Outrage over New York Post front page showing man about to be killed by Subway train
Picture shows a man struggling to get off the tracks after being pushed by an attacker
Wednesday 05 December 2012
Imagine the scene. A train is pulling into a busy New York subway station near Times Square. On the platform is the usual big city jumble of commuters and wide-eyed tourists. But in a horrific departure from the norm, there is a man on the track, moments away from certain death. What do you do?
If you're R Umar Abbasi, a freelance photographer for the New York Post who was on the mid-town platform as such a scene unfolded on Monday, you wield your camera.

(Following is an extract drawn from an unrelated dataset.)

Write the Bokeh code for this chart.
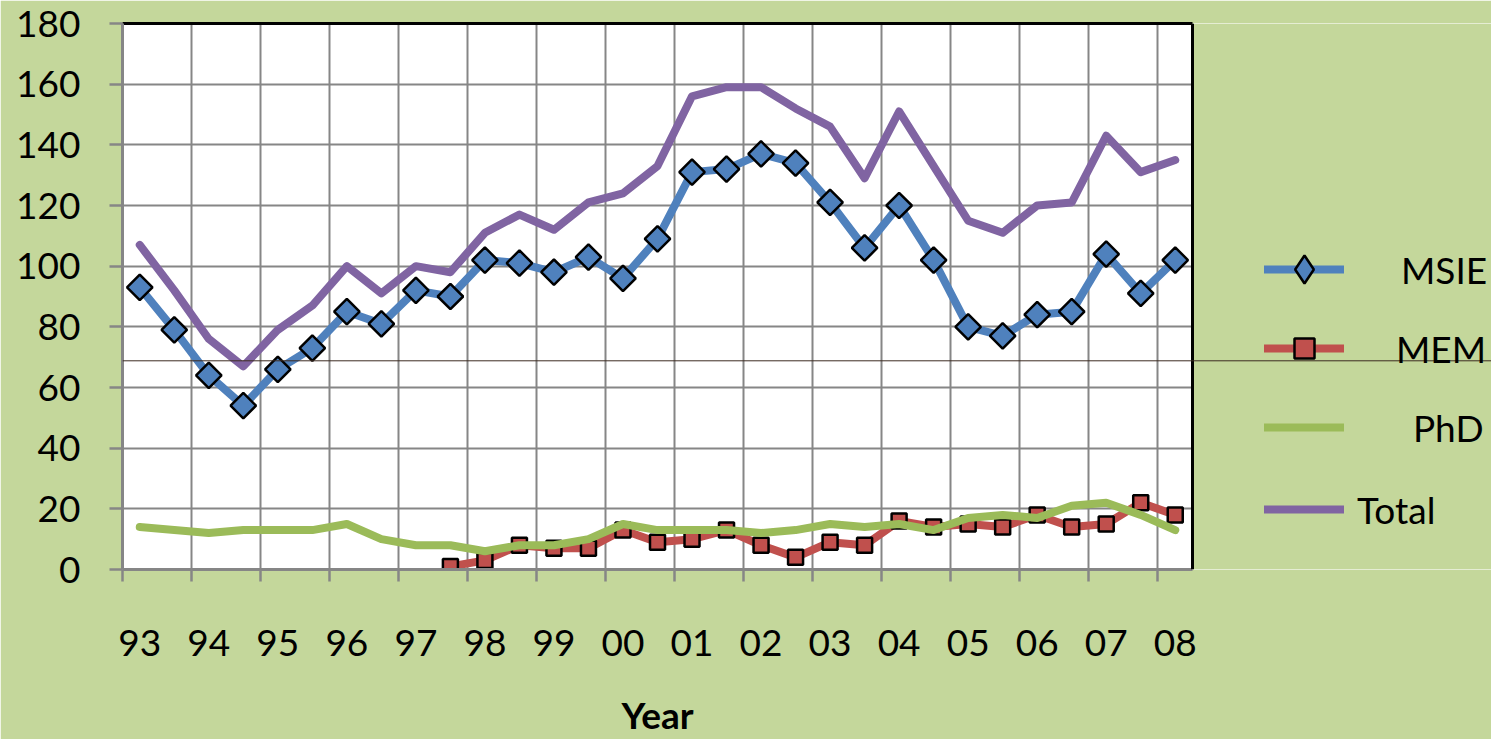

"I had my camera up. It wasn't even set to the right settings and I just kept shooting and flashing, hoping the train driver would see something and be able to stop," Mr Abbasi said, recounting the tragic event.
Right settings or not, Mr Abbasi managed to capture a clear image of Ki-Suck Han, the man on the platform. Moments later, Mr Han was fatally run over by a Q-Train. And the next day, Mr Abbasi's newspaper published an oversized record of the scene on its front page, prompting questions about the rights and wrongs of, first, capturing such an image and, once the die has been cast, publishing it with a bombastic headline.
Today, police in New York arrested and charged Naeem Davis, a 30-year-old homeless man who had been taken in for questioning on Tuesday, for the death of Mr Han. Mr Davis , who was reported to have several prior arrests on his record, was detained on a charge of second degree murder after police tracked him down based on leads from a security video and he is said to have implicated himself in the death of Mr Han, 58, during questioning.
Meanwhile, questions were being asked about the New York Post's decision to publish the image of the scene with the headline: "DOOMED". A subheading above said: "Pushed on the track, this man is about to die".
David Carr, the long-standing media commentator at the New York Times, couldn't have been clearer on where he stood. "The treatment of the photo was driven by a moral and commercial calculus that was sickening to behold," he wrote in a blog post yesterday.
At ProPublica, the investigative journalism non-profit organisation, reporter Charles Ornstein tweeted that the cover image "crosses the line". "A pic of a man pushed onto a subway track right before he is struck and killed. Grim," he said in what was one of many messages critiquing the image posted by users on the micro-blogging website.
The photographer, Mr Abbasi, also faced criticism despite his defence that he was using the camera to alert the subway driver. In a piece for the Post, he wrote: "The victim was so far away from me, I was already too far away to reach him when I started running. The train hit the man before I could get to him, and nobody closer tried to pull him out."
Mr Abbasi added: "I have to say I was surprised at the anger over the pictures... But I can't let the armchair critics bother me. They were not there. They have no idea how very quickly it happened... People think I had time to set the camera and take photos, and that isn't the case. I just ran toward that train."
John Cook, at US online blog network Gawker Media, sounded a note of scepticism about the account, saying it was "amazing" that Mr Abbasi "took a focused composed pic" of Mr Han "even [though] he says he was just using [the] flash to warn."
But Vincent Laforet, a Pulitzer Prize-winning photographer, said he was taking Mr Abassi's explanation at face value. "If he felt he could not physically make it to the man... firing his flash to get the operator's attention may have been his only recourse," he told Gawker Media.
Moreover, he made the case that recording disturbing events, in instances where intervention is not possible, "can be a necessary act that could potentially prevent it from happening to others in the future".
He added: "In this particular case, it appears that little could have been done to save this man in time."
A representative for the New York Post did not immediately respond to a request for comment today.